#### [Work to be completed]
Only the number is wanted: how many lines in the data contain "Give"?

#### [Excerpted data]
****************

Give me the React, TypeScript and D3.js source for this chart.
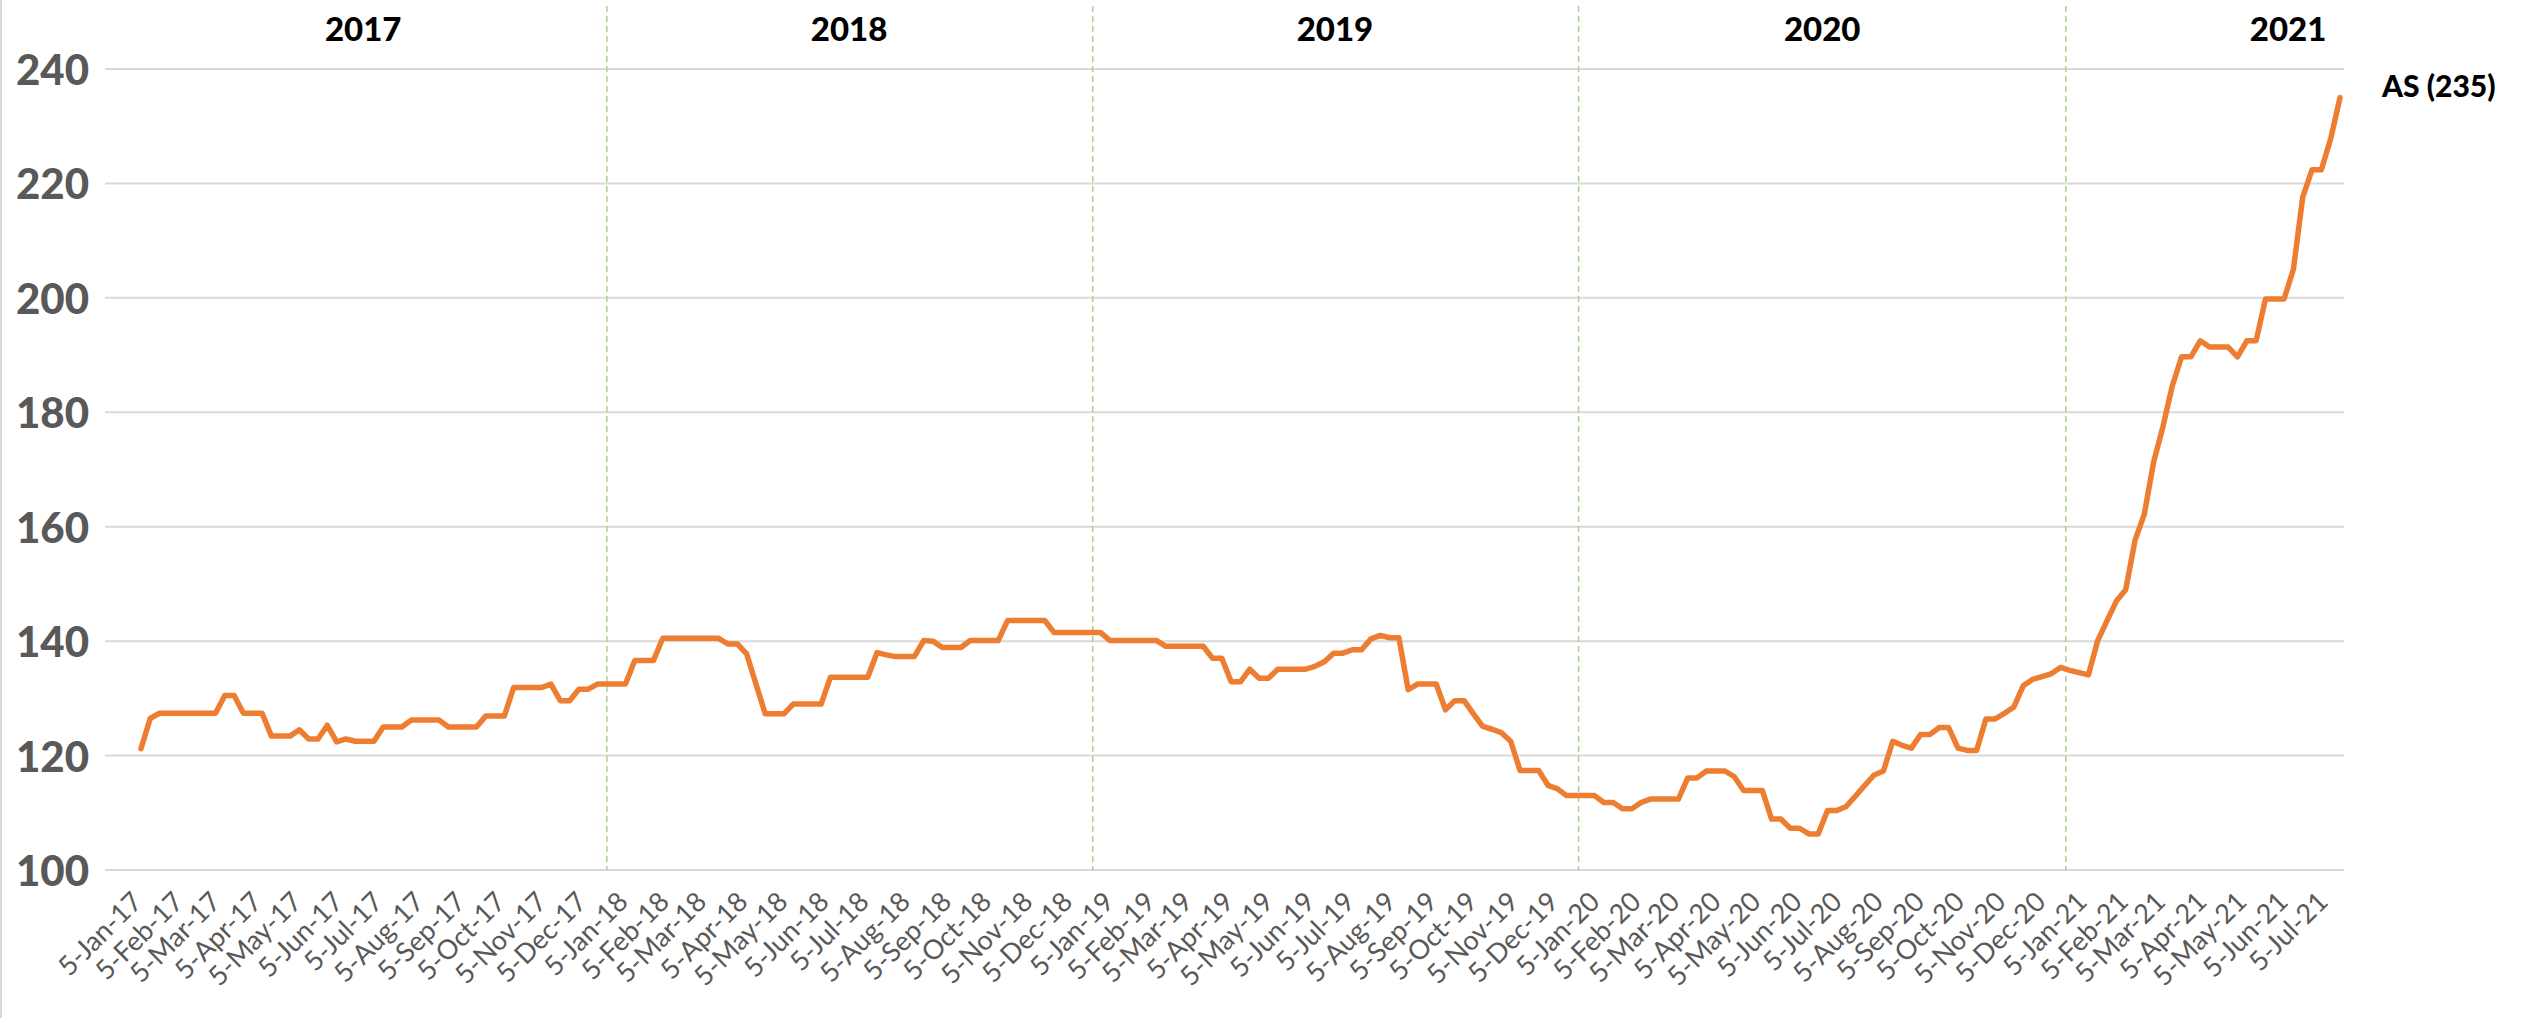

****************

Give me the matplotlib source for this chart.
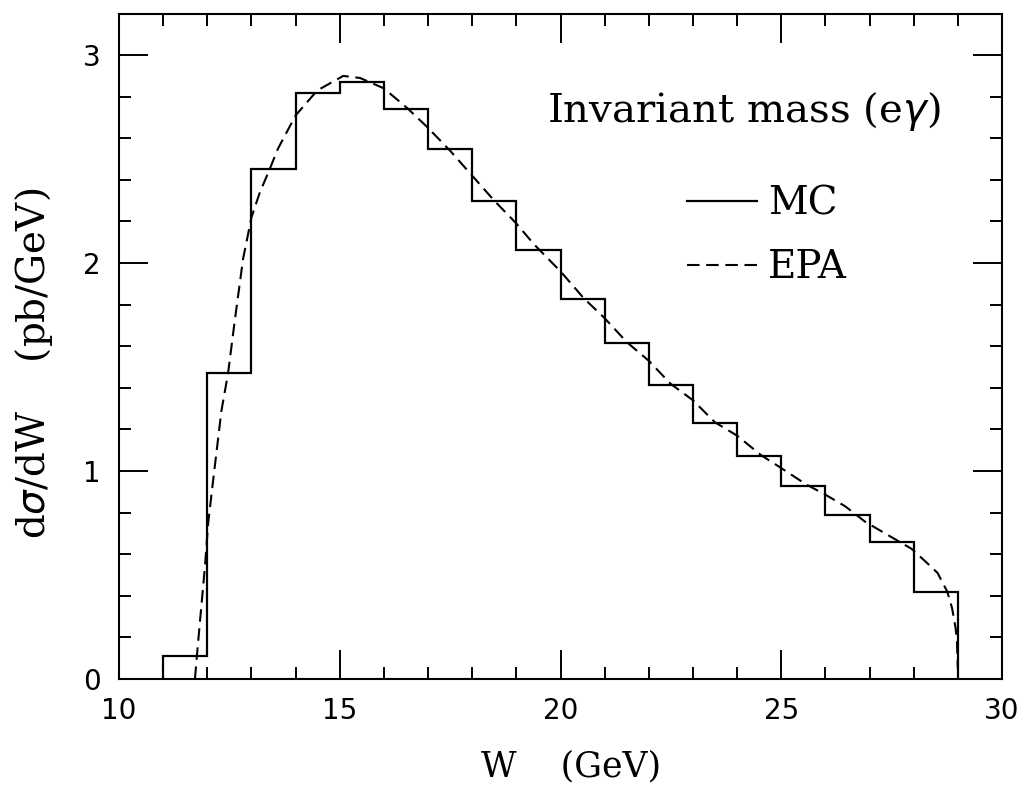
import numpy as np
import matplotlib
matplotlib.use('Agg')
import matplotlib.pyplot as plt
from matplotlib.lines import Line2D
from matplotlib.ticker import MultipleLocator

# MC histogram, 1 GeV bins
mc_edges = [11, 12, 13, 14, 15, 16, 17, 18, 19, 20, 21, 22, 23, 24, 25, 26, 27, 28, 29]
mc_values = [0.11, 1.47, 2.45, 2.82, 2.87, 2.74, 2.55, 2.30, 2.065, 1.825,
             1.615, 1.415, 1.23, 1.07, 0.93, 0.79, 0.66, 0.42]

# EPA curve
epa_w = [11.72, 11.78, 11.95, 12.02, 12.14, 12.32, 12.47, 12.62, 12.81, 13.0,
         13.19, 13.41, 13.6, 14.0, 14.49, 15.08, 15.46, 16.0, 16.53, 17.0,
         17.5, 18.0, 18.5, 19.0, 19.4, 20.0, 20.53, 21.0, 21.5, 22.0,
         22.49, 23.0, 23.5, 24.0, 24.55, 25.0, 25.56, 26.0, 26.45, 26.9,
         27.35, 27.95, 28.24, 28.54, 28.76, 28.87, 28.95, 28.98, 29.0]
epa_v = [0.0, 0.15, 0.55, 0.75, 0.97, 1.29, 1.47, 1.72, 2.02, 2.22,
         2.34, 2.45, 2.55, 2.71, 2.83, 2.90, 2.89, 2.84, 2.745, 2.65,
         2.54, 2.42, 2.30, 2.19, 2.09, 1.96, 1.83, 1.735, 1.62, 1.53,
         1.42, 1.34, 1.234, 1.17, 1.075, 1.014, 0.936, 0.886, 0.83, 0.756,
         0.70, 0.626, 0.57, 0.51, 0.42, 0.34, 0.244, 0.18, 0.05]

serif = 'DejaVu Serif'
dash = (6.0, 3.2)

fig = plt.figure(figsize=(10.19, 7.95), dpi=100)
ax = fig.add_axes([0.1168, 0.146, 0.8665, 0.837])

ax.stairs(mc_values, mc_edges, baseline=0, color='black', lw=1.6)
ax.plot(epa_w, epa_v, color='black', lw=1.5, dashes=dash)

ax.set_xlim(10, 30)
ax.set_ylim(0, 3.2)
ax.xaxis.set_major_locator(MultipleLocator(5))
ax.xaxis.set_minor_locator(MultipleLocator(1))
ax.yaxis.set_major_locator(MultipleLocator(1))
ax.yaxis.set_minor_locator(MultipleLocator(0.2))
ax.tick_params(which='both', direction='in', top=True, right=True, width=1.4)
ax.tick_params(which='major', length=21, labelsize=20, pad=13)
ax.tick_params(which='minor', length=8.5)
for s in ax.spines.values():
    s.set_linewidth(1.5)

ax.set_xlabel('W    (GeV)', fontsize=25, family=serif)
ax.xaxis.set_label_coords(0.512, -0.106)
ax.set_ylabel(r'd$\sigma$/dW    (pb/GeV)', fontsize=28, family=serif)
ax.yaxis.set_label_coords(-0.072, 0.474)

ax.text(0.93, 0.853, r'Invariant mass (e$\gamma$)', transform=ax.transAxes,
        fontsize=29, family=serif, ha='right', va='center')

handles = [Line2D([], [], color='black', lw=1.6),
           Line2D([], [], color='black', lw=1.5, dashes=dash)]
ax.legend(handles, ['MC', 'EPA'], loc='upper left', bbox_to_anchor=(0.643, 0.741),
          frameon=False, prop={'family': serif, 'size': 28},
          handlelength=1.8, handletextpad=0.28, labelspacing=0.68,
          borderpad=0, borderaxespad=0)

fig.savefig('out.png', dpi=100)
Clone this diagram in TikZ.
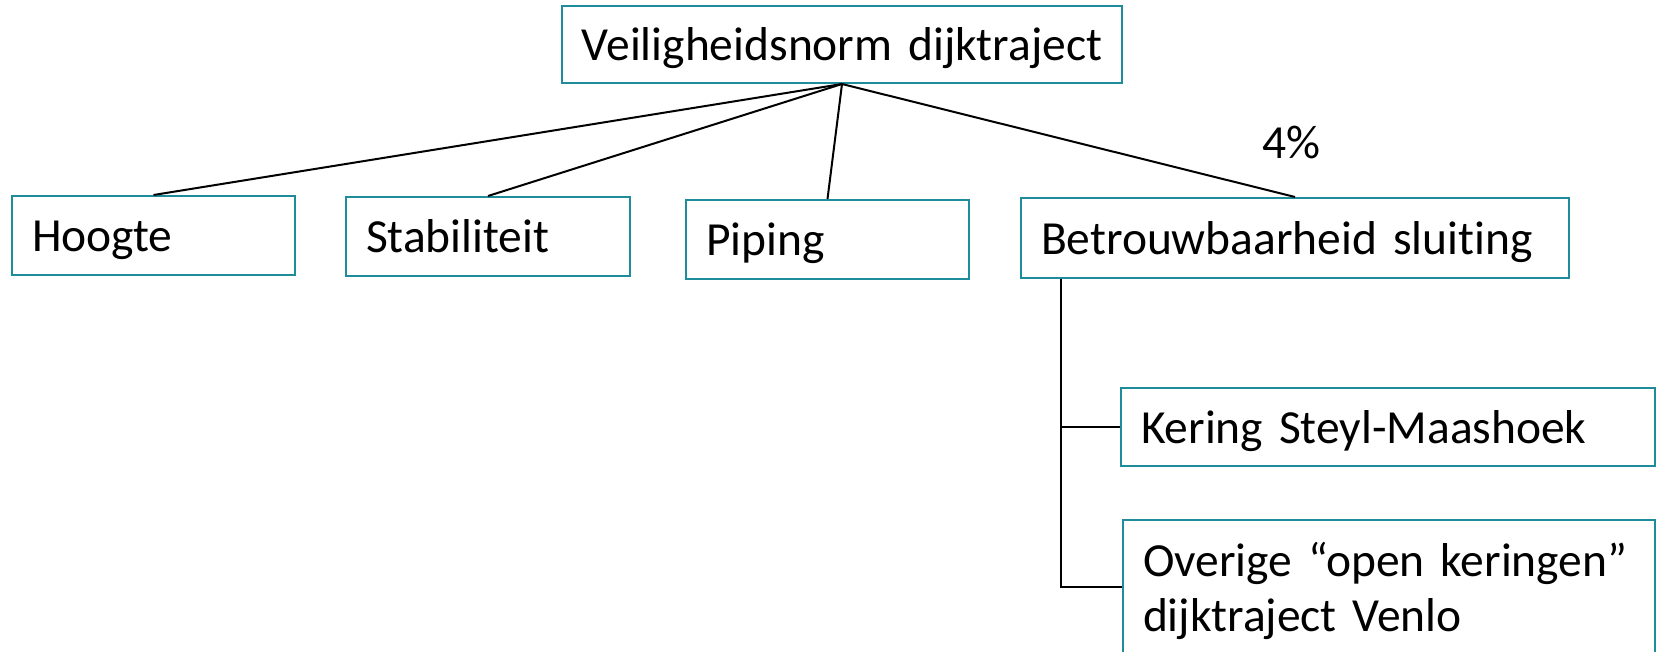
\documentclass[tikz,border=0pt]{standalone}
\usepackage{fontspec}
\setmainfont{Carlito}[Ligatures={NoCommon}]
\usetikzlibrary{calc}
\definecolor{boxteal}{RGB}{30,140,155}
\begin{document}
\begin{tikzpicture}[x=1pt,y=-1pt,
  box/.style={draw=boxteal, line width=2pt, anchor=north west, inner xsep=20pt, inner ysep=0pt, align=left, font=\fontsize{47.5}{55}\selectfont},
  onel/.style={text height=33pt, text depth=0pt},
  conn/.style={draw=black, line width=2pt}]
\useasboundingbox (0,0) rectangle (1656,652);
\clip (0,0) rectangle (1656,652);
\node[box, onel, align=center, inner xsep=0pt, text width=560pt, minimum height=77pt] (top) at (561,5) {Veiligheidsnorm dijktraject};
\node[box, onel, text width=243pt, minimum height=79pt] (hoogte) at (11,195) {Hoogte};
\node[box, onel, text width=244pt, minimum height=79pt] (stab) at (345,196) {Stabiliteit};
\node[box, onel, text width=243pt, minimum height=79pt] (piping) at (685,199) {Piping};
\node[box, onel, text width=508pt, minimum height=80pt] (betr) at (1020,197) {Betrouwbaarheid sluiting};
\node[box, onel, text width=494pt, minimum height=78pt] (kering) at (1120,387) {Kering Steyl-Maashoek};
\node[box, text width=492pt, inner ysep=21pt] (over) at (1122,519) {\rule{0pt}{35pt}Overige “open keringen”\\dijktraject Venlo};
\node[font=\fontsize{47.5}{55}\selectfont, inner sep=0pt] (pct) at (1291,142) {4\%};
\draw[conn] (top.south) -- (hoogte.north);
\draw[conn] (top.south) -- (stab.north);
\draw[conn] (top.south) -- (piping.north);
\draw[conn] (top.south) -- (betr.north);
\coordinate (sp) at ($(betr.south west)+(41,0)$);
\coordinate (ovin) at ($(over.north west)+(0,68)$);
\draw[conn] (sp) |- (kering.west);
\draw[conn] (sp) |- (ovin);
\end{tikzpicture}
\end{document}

****************

#### [Reply to the task]
2